* **WHAT IS EXPECTED**
Extract only the first line of the listing and every line after it up to and including the one with "const yTicks = [0, 10, 20, 30, 40, 50, 60];". Omit the pictures.
──────── DATA SUPPLIED ────────
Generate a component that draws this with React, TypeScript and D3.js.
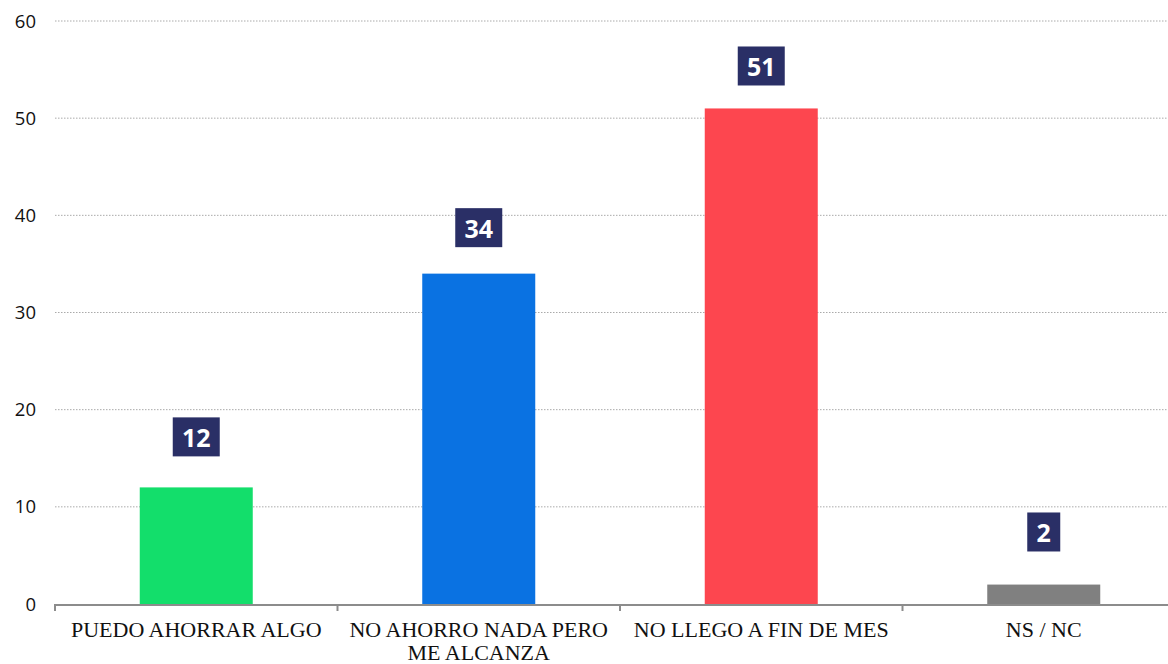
import React from "react";
import * as d3 from "d3";

const categories = ["PUEDO AHORRAR ALGO", "NO AHORRO NADA PERO ME ALCANZA", "NO LLEGO A FIN DE MES", "NS / NC"];
const categoryLines = [["PUEDO AHORRAR ALGO"], ["NO AHORRO NADA PERO", "ME ALCANZA"], ["NO LLEGO A FIN DE MES"], ["NS / NC"]];
const values = [12, 34, 51, 2];
const colors = ["#13de6b", "#0a72e2", "#fd464f", "#808080"];
const yTicks = [0, 10, 20, 30, 40, 50, 60];

export default function App() {
  const W = 1168, H = 664;
  const left = 55, plotW = 1130, top = 21, bottom = 604;
  const x = d3.scaleBand<string>().domain(categories).range([left, left + plotW]).paddingInner(0.6).paddingOuter(0.3);
  const xb = d3.scaleBand<string>().domain(categories).range([left, left + plotW]);
  const y = d3.scaleLinear().domain([0, 60]).range([bottom, top]);
  const labelY = d3.scaleLinear().domain([0, 60]).range([551, 551 - 9.51 * 60]);
  const boundaries = categories.map((c) => xb(c)!).concat([left + plotW]);
  return (
    <svg width={W} height={H} style={{ position: "absolute", left: 0, top: 0 }}>
      <rect width={W} height={H} fill="#fff" />
      {yTicks.map((t) => (
        <g key={t}>
          {t > 0 && (
            <line x1={left} x2={W} y1={y(t)} y2={y(t)} stroke="#aaa" strokeWidth={1} strokeDasharray="1.5,1.5" />
          )}
          <text x={36} y={y(t)} dy="0.36em" textAnchor="end" fontFamily="'Open Sans', sans-serif" fontSize={18.5} fill="#111">{t}</text>
        </g>
      ))}
      {categories.map((c, i) => (
        <rect key={c} x={x(c)} y={y(values[i])} width={x.bandwidth()} height={bottom - y(values[i])} fill={colors[i]} />
      ))}
      <line x1={left} x2={W} y1={bottom + 1} y2={bottom + 1} stroke="#8c8c8c" strokeWidth={2} />
      {boundaries.map((b, i) => (
        <line key={i} x1={b} x2={b} y1={bottom} y2={bottom + 7} stroke="#8c8c8c" strokeWidth={2} />
      ))}
      {categories.map((c, i) => {
        const cx = x(c)! + x.bandwidth() / 2;
        const cy = labelY(values[i]);
        const label = String(values[i]);
        const bw = label.length === 1 ? 33 : 47;
        const bh = 39;
        return (
          <g key={c + "l"}>
            <rect x={cx - bw / 2} y={cy - bh / 2} width={bw} height={bh} fill="#2a2f66" />
            <text x={cx} y={cy + 1} dy="0.36em" textAnchor="middle" fontFamily="'Open Sans', sans-serif" fontWeight={700} fontSize={25} fill="#fff">{label}</text>
          </g>
        );
      })}
      {categories.map((c, i) => {
        const cx = xb(c)! + xb.bandwidth() / 2;
        return (
          <text key={c + "t"} textAnchor="middle" fontFamily="'Liberation Serif', 'Times New Roman', serif" fontSize={22} fill="#111">
            {categoryLines[i].map((ln, j) => (
              <tspan key={j} x={cx} y={637 + j * 22.5}>{ln}</tspan>
            ))}
          </text>
        );
      })}
    </svg>
  );
}
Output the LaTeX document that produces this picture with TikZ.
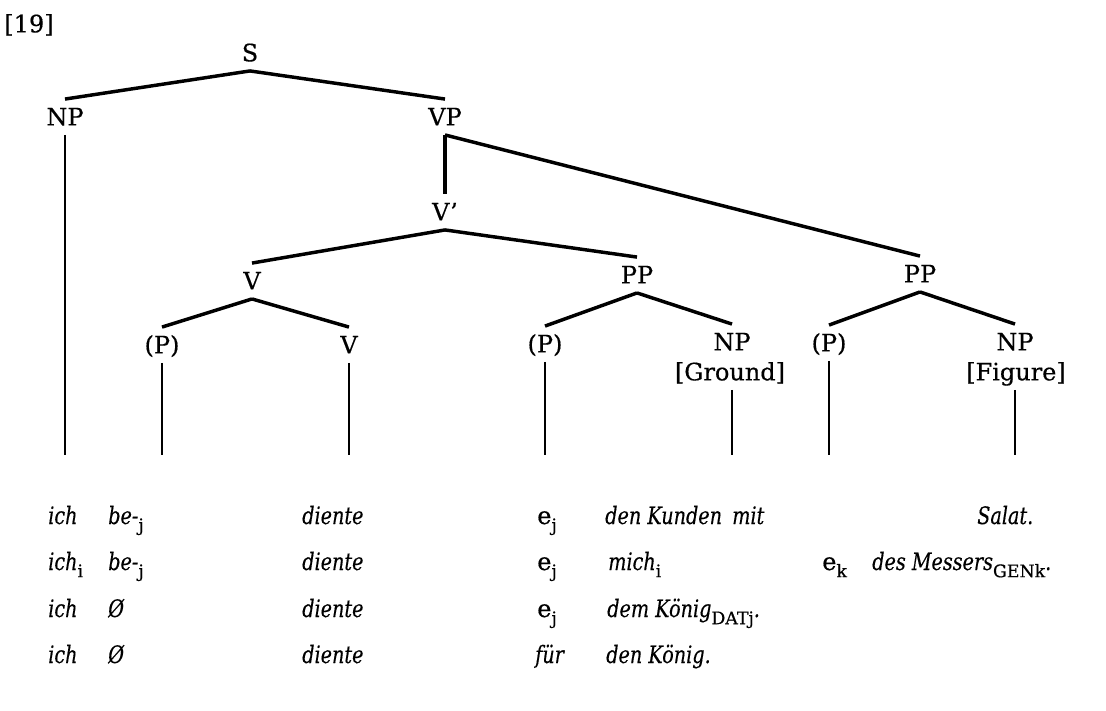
\documentclass[tikz,border=0pt]{standalone}
\usepackage{fontspec}
\setmainfont{DejaVu Serif}
\newfontfamily\catfont{DejaVu Serif}[FakeBold=0.5]
\newfontfamily\wordfont{DejaVu Serif}[FakeStretch=0.8, FakeBold=0.3]
\usepackage{tikz}
\usetikzlibrary{positioning,calc}
\newcommand{\idx}[1]{\raisebox{-0.3em}{\catfont\fontsize{13}{13}\selectfont\upshape #1}}

\begin{document}
\begin{tikzpicture}[
    x=0.75pt, y=-0.75pt,
    cat/.style={inner xsep=1pt, inner ysep=7pt, text height=12.5pt, text depth=0pt, font=\catfont\fontsize{18}{21}\selectfont},
    word/.style={anchor=base west, inner sep=0pt, font=\wordfont\fontsize{18}{21}\selectfont\itshape},
    branch/.style={line width=2.6pt, draw=black},
    leaf/.style={line width=2.2pt, draw=black}
]
    \useasboundingbox (0,0) rectangle (1106,710);

    % Example number
    \node[cat] (num) at (29, 24) {[19]};

    % Top levels
    \node[cat] (S) at (250, 53) {S};
    \node[cat] (NPs) at (65, 117) {NP};
    \node[cat] (VP) at (445, 117) {VP};
    \node[cat] (Vbar) at (445, 212) {V’};

    % Middle levels
    \node[cat] (Vc) at (252, 281) {V};
    \node[cat] (PPa) at (637, 275) {PP};
    \node[cat] (PPb) at (920, 274) {PP};

    % Lowest categories
    \node[cat] (Pa) at (162, 345) {(P)};
    \node[cat] (Vd) at (349, 345) {V};
    \node[cat] (Pb) at (545, 344) {(P)};
    \node[cat] (NPg) at (732, 342) {NP};
    \node[cat] (Gnd) at (730, 372) {[Ground]};
    \node[cat] (Pc) at (829, 343) {(P)};
    \node[cat] (NPf) at (1015, 342) {NP};
    \node[cat] (Fig) at (1016, 372) {[Figure]};

    \coordinate (base) at (0, 455);

    % Sentence 1
    \node[word] (a1) at (48, 524) {ich};
    \node[word] (a2) at (108, 524) {be-\idx{j}};
    \node[word] (a3) at (302, 524) {diente};
    \node[word] (a4) at (537, 524) {\catfont\upshape e\idx{j}};
    \node[word] (a5) at (605, 524) {den Kunden};
    \node[word] (a6) at (732, 524) {mit};
    \node[word] (a7) at (977, 524) {Salat.};

    % Sentence 2
    \node[word] (b1) at (48, 570) {ich\idx{i}};
    \node[word] (b2) at (108, 570) {be-\idx{j}};
    \node[word] (b3) at (302, 570) {diente};
    \node[word] (b4) at (537, 570) {\catfont\upshape e\idx{j}};
    \node[word] (b5) at (608, 570) {mich\idx{i}};
    \node[word] (b6) at (822, 570) {\catfont\upshape e\idx{k}};
    \node[word] (b7) at (872, 570) {des Messers\idx{GENk}.};

    % Sentence 3
    \node[word] (c1) at (48, 617) {ich};
    \node[word] (c2) at (108, 617) {Ø};
    \node[word] (c3) at (302, 617) {diente};
    \node[word] (c4) at (537, 617) {\catfont\upshape e\idx{j}};
    \node[word] (c5) at (607, 617) {dem König\idx{DATj}.};

    % Sentence 4
    \node[word] (d1) at (48, 663) {ich};
    \node[word] (d2) at (108, 663) {Ø};
    \node[word] (d3) at (302, 663) {diente};
    \node[word] (d4) at (535, 663) {für};
    \node[word] (d5) at (606, 663) {den König.};

    % Branches
    \draw[branch] (S.south) -- (NPs.north);
    \draw[branch] (S.south) -- (VP.north);
    \draw[branch] (VP.south) -- (Vbar.north);
    \draw[branch] (VP.south) -- (PPb.north);
    \draw[branch] (Vbar.south) -- (Vc.north);
    \draw[branch] (Vbar.south) -- (PPa.north);
    \draw[branch] (Vc.south) -- (Pa.north);
    \draw[branch] (Vc.south) -- (Vd.north);
    \draw[branch] (PPa.south) -- (Pb.north);
    \draw[branch] (PPa.south) -- (NPg.north);
    \draw[branch] (PPb.south) -- (Pc.north);
    \draw[branch] (PPb.south) -- (NPf.north);

    % Leaves
    \draw[leaf] (NPs.south) -- (NPs.south |- base);
    \draw[leaf] (Pa.south) -- (Pa.south |- base);
    \draw[leaf] (Vd.south) -- (Vd.south |- base);
    \draw[leaf] (Pb.south) -- (Pb.south |- base);
    \draw[leaf] (NPg |- Gnd.south) -- (NPg |- base);
    \draw[leaf] (Pc.south) -- (Pc.south |- base);
    \draw[leaf] (NPf |- Fig.south) -- (NPf |- base);

\end{tikzpicture}
\end{document}
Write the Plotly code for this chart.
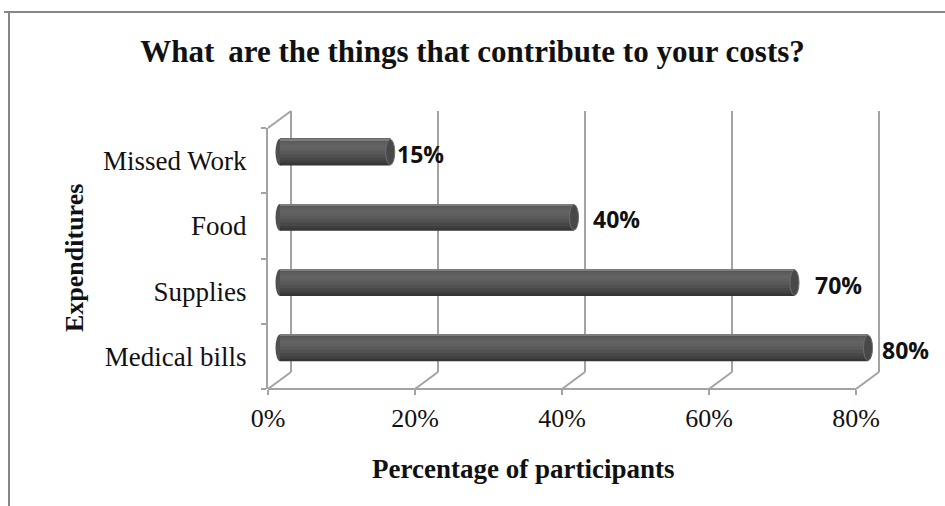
────────
* **EXERCISE OUTPUT**
Generate a component that draws this with React, TypeScript and D3.js.
import React from "react";
import * as d3 from "d3";

const categories = ["PUEDO AHORRAR ALGO", "NO AHORRO NADA PERO ME ALCANZA", "NO LLEGO A FIN DE MES", "NS / NC"];
const categoryLines = [["PUEDO AHORRAR ALGO"], ["NO AHORRO NADA PERO", "ME ALCANZA"], ["NO LLEGO A FIN DE MES"], ["NS / NC"]];
const values = [12, 34, 51, 2];
const colors = ["#13de6b", "#0a72e2", "#fd464f", "#808080"];
const yTicks = [0, 10, 20, 30, 40, 50, 60];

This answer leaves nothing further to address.